I read a little slower this month as I was also participating in National Novel Writing Month (NaNoWriMo) and succeeded by writing 50,000 words of a new novel. I did read a few very captivating fiction books and learned some new things from some great non-fiction books.
Here’s what I read in November:
Greta was born into the elite financial family Goldbaum and wants for nothing in life until she is forced to marry a distant cousin and realizes love may be completely out of her reach in House of Gold. Her one faithful companion, her brother Otto, must stay in Austria while she heads to London. Her husband, Alfred, is surprised when she write the night before their wedding asking him to call it off due to all her faults and the lack of love between them. He declines until right before the wedding when he clears the room and offers her the choice. Freedom is within reach, but his actions slightly endear him to her and she goes forward with the wedding and must learn for forge a life with a stranger.
I recently read another Gretchen Rubin book – Happier at Home. It is similar to The Happiness Project, but Gretchen takes a school year and focuses on making her home a happier place to be. She does this by creating a space that is happy to live in and also focuses on strengthening the relationships with her family members.
I love reading books about the lesser-known parts of history and Fly Girls falls right into that category. Early in aviation history, women were making strides alongside men, even though they were often thought of as being not able to fly as well. Amelia Earhart is well-known, but there were other aviators who helped pave her way or flew alongside her to further the advancement of women in aviation. Aviation is a career field where everyone has an even playing field, no matter what gender, race or finances. Either you learn and have the skill to fly or you don’t. Yet, women had to fight to be able to participate in plan races with men.

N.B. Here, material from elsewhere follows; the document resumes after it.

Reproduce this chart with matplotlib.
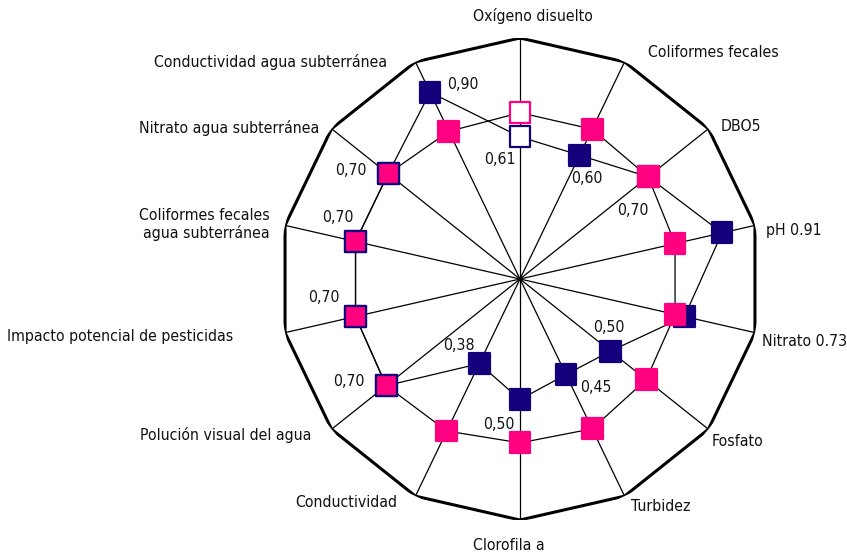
import numpy as np
import matplotlib
matplotlib.use("Agg")
import matplotlib.pyplot as plt
from matplotlib import font_manager as fm

# pick a narrow font if one is installed
names = {f.name for f in fm.fontManager.ttflist}
stretches = {(f.name, f.stretch) for f in fm.fontManager.ttflist}
font_stretch = 'normal'
if 'Liberation Sans Narrow' in names:
    family = 'Liberation Sans Narrow'
elif ('DejaVu Sans', 'condensed') in stretches or \
        ('DejaVu Sans', 'semi-condensed') in stretches:
    family = 'DejaVu Sans'
    font_stretch = 'condensed'
else:
    family = 'Liberation Sans'
plt.rcParams['font.family'] = [family, 'DejaVu Sans']
plt.rcParams['font.stretch'] = font_stretch

categories = ["Oxígeno disuelto", "Coliformes fecales", "DBO5", "pH 0.91",
              "Nitrato 0.73", "Fosfato", "Turbidez", "Clorofila a",
              "Conductividad", "Polución visual del agua",
              "Impacto potencial de pesticidas",
              "Coliformes fecales\nagua subterránea",
              "Nitrato agua subterránea", "Conductividad agua subterránea"]

# values
navy_vals = [0.59, 0.57, 0.68, 0.86, 0.70, 0.48, 0.44, 0.50, 0.39,
             0.71, 0.70, 0.70, 0.70, 0.86]
pink_vals = [0.69, 0.69, 0.68, 0.66, 0.66, 0.67, 0.69, 0.68, 0.70,
             0.71, 0.70, 0.70, 0.70, 0.68]

# data labels: (category index, text)
value_labels = [(13, "0,90"), (0, "0,61"), (1, "0,60"), (2, "0,70"),
                (5, "0,50"), (6, "0,45"), (7, "0,50"), (8, "0,38"),
                (12, "0,70"), (11, "0,70"), (10, "0,70"), (9, "0,70")]

navy = '#14007A'
pink = '#FF0080'

n = len(categories)
theta = np.arange(n) * 2 * np.pi / n

fig = plt.figure(figsize=(8.47, 5.56), dpi=100)

# size the font so "Coliformes fecales" is ~131 px wide, as in the reference
probe = fig.text(0, 0, "Coliformes fecales", fontsize=14)
fig.canvas.draw()
w = probe.get_window_extent().width
probe.remove()
fsize = 14 * 131 / w

ax = fig.add_axes([279 / 847, 36 / 556, 482 / 847, 482 / 556],
                  projection='polar')
ax.set_theta_zero_location('N')
ax.set_theta_direction(-1)
ax.set_ylim(0, 1)
ax.grid(False)
ax.set_xticks([])
ax.set_yticks([])
ax.spines['polar'].set_visible(False)
ax.patch.set_alpha(0)

# spokes and outer frame
for t in theta:
    ax.plot([t, t], [0, 1], color='black', lw=0.9, zorder=1)
closed = np.append(theta, theta[0])
ax.plot(closed, np.ones(n + 1), color='black', lw=2.2, zorder=2,
        solid_joinstyle='miter')

# series lines (black)
ax.plot(closed, navy_vals + navy_vals[:1], color='black', lw=0.9, zorder=3)
ax.plot(closed, pink_vals + pink_vals[:1], color='black', lw=0.9, zorder=3)

# navy markers
navy_face = [navy] * n
navy_face[0] = 'white'
ax.scatter(theta, navy_vals, s=15 ** 2, marker='s', c=navy_face,
           edgecolors=navy, linewidths=1.6, zorder=4)

# pink markers (navy edge where the two series overlap)
pink_face = [pink] * n
pink_face[0] = 'white'
pink_edge = [pink] * n
for i in [9, 10, 11, 12]:
    pink_edge[i] = navy
ax.scatter(theta, pink_vals, s=15 ** 2, marker='s', c=pink_face,
           edgecolors=pink_edge, linewidths=1.6, zorder=5)

# category labels: offsets in pixels from the outer vertex
cat_offsets = [(13, 22, 'center'), (23, 9, 'left'), (12, 2, 'left'),
               (11, -5, 'left'), (7, -9, 'left'), (3, -12, 'left'),
               (6, -10, 'left'), (-11, -26, 'center'), (-18, -6, 'right'),
               (-20, -6, 'right'), (-52, -4, 'right'), (-15, 1, 'right'),
               (-12, 1, 'right'), (-28, 0, 'right')]
for i, (lab, (dx, dy, ha)) in enumerate(zip(categories, cat_offsets)):
    ax.annotate(lab, xy=(theta[i], 1), xytext=(dx, dy),
                textcoords='offset pixels', ha=ha, va='center',
                fontsize=fsize, color='#111111', multialignment='right',
                annotation_clip=False)

# value labels: offsets in pixels from the navy point
val_offsets = {13: (17, 8, 'left'), 0: (-20, -23, 'center'),
               1: (7, -23, 'center'), 2: (-15, -34, 'center'),
               5: (-2, 24, 'center'), 6: (30, -13, 'center'),
               7: (-21, -25, 'center'), 8: (-20, 18, 'center'),
               12: (-37, 3, 'center'), 11: (-18, 24, 'center'),
               10: (-32, 19, 'center'), 9: (-37, 4, 'center')}
for i, txt in value_labels:
    dx, dy, ha = val_offsets[i]
    ax.annotate(txt, xy=(theta[i], navy_vals[i]), xytext=(dx, dy),
                textcoords='offset pixels', ha=ha, va='center',
                fontsize=fsize, color='#111111', zorder=6)

fig.savefig('out.png', dpi=100)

Sept. 11, 2001, changed the entire world. For the people of Gander, Newfoundland, the day was a way to change the world in a good way. Once the United States’ airspace was closed that fateful day, planes that were still in the air had to find a place to land. Many were in the middle of crossing the ocean and were diverted to Gander, a familiar checkpoint to pilots who cross the Atlantic. Thousands of people were stranded on the island for days and they found nothing but people who wanted to help them, and the stories are told in The Day the World Came to Town.
Maggie cannot step a foot outside of her house without feeling the whole world is watching her. After suffering through a very public and humiliating divorce to a local politician, she spends most of her time holed up at home, sleeping at odd hours. Her catering business feels the strain, but her best friend Carina is doing her best to keep things afloat while Maggie heals and finds a way ahead. Carina is one of the first to coerce Maggie to leave her house and meet her at a coffee shop, giving her a pep talk about changing her surroundings to change her life. With Carina’s words in mind, she decides to get a Christmas tree and the stranger she meets at the lot changes her destiny.
Cecilia happens upon a letter in the attic addressed to her from her husband, but to be read upon his death. She doesn’t open it right away, but wants to tell John Paul that she found it first. He tells her over the phone on his business trip that it’s nothing, but his voice and quick return tell her that something important is written in that letter. As soon as she opens and reads it, her world is forever changed by her husband’s secret.
The sinking of the Lusitania is a very key event in history. Dead Wake explores the events leading up to the disaster from both sides of the tragedy. Delving into the stories of the passengers on the ship and the sailors in the U-boat, Erik Larson makes history come to life in Dead Wake.
There are some stories that are almost too amazing to be true. Irena Sendler was part of a network that helped save more than 2,500 children from the Warsaw ghetto, along with many other teens and adults. As a university student at the time of the German invasion, she and her friends were full of a rebellious spirit that they used for good to help both their Jewish friends and strangers. While Irena focuses on how she was part of a group, she was also one of the leaders and the person who kept the log of children’s true names and families.
The Crystal Mountain explores good vs. evil, forgiveness and sacrifice. While the story is set in a made-up place, the new terms and words are easy to follow and it was easy to picture the places and characters. I think young adults middle-school age or older would find the story fascinating. Boys especially would like the battle scenes and the dragon boats.